Set exercise:
The required output consists solely of the lines from the top of the listing through the line containing "decades_1500 = decades[:25] + [7.235]", transcribed exactly.

=======

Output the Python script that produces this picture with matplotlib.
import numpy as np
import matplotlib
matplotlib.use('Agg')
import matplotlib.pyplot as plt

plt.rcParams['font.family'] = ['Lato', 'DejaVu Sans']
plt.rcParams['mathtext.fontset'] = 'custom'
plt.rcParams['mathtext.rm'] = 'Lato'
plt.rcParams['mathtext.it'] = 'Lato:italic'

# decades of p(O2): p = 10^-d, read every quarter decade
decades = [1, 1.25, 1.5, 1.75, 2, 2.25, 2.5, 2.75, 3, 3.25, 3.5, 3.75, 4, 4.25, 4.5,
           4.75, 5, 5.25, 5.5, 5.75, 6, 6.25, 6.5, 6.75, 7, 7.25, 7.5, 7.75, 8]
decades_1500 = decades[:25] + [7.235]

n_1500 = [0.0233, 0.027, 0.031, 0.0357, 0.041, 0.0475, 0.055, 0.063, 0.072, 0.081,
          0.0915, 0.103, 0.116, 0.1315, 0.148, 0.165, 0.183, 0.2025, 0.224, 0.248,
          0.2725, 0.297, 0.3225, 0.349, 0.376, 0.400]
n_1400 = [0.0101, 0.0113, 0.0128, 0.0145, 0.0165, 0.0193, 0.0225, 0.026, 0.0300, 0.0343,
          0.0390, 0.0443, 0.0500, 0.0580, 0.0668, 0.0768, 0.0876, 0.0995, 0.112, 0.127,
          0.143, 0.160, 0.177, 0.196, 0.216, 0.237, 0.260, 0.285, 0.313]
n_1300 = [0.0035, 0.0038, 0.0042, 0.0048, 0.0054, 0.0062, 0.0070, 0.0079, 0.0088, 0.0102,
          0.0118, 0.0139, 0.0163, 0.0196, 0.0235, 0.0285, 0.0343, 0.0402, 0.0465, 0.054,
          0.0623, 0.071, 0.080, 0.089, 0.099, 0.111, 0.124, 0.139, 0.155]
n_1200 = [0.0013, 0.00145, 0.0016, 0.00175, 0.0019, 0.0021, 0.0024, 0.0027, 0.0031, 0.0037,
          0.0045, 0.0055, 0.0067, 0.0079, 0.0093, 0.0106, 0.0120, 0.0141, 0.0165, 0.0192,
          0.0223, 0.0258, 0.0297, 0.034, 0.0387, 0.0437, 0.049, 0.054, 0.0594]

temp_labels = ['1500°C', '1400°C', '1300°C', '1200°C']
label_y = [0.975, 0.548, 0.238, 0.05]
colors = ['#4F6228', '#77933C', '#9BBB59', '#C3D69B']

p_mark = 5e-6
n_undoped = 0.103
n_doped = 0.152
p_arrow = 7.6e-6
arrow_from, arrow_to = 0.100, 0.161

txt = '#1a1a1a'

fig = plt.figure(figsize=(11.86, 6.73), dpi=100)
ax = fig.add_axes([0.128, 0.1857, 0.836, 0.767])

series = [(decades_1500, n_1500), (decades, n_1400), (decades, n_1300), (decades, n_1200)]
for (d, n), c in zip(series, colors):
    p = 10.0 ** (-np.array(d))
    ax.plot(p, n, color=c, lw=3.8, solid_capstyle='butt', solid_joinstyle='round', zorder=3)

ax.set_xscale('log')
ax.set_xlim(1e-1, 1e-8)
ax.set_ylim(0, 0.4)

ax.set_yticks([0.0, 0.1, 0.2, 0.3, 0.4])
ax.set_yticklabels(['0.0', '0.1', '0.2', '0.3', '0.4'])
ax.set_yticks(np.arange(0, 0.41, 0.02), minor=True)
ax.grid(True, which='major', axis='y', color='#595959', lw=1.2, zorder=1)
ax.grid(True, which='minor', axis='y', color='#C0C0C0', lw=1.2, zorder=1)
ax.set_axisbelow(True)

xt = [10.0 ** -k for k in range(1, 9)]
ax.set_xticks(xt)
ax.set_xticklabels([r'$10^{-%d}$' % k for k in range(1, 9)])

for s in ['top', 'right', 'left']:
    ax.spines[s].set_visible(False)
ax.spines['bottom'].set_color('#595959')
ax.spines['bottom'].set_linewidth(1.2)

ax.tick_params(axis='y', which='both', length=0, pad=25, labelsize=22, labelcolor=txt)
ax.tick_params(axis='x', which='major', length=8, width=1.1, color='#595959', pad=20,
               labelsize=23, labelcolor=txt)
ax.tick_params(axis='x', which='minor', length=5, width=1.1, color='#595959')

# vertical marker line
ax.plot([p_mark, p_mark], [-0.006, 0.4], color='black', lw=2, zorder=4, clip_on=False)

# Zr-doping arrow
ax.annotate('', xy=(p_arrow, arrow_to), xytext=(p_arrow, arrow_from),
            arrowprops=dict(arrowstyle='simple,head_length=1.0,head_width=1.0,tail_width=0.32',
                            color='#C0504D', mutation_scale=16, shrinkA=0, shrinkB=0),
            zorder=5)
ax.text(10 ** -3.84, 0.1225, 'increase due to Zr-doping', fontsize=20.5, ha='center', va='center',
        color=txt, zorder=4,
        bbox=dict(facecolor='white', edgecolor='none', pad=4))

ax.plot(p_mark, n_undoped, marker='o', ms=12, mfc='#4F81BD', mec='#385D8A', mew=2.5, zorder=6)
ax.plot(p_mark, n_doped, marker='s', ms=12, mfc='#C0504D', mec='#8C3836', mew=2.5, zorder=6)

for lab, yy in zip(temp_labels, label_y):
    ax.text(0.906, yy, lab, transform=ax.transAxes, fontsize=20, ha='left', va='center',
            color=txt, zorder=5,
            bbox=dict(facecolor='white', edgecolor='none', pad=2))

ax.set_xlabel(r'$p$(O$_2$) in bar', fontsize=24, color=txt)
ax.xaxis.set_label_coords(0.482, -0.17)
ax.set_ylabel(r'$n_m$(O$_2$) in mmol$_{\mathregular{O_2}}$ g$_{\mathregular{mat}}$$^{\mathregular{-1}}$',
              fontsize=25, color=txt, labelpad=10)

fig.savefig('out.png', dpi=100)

=======

Correct response:
Output the Python script that produces this picture with matplotlib.
import numpy as np
import matplotlib
matplotlib.use('Agg')
import matplotlib.pyplot as plt

plt.rcParams['font.family'] = ['Lato', 'DejaVu Sans']
plt.rcParams['mathtext.fontset'] = 'custom'
plt.rcParams['mathtext.rm'] = 'Lato'
plt.rcParams['mathtext.it'] = 'Lato:italic'

# decades of p(O2): p = 10^-d, read every quarter decade
decades = [1, 1.25, 1.5, 1.75, 2, 2.25, 2.5, 2.75, 3, 3.25, 3.5, 3.75, 4, 4.25, 4.5,
           4.75, 5, 5.25, 5.5, 5.75, 6, 6.25, 6.5, 6.75, 7, 7.25, 7.5, 7.75, 8]
decades_1500 = decades[:25] + [7.235]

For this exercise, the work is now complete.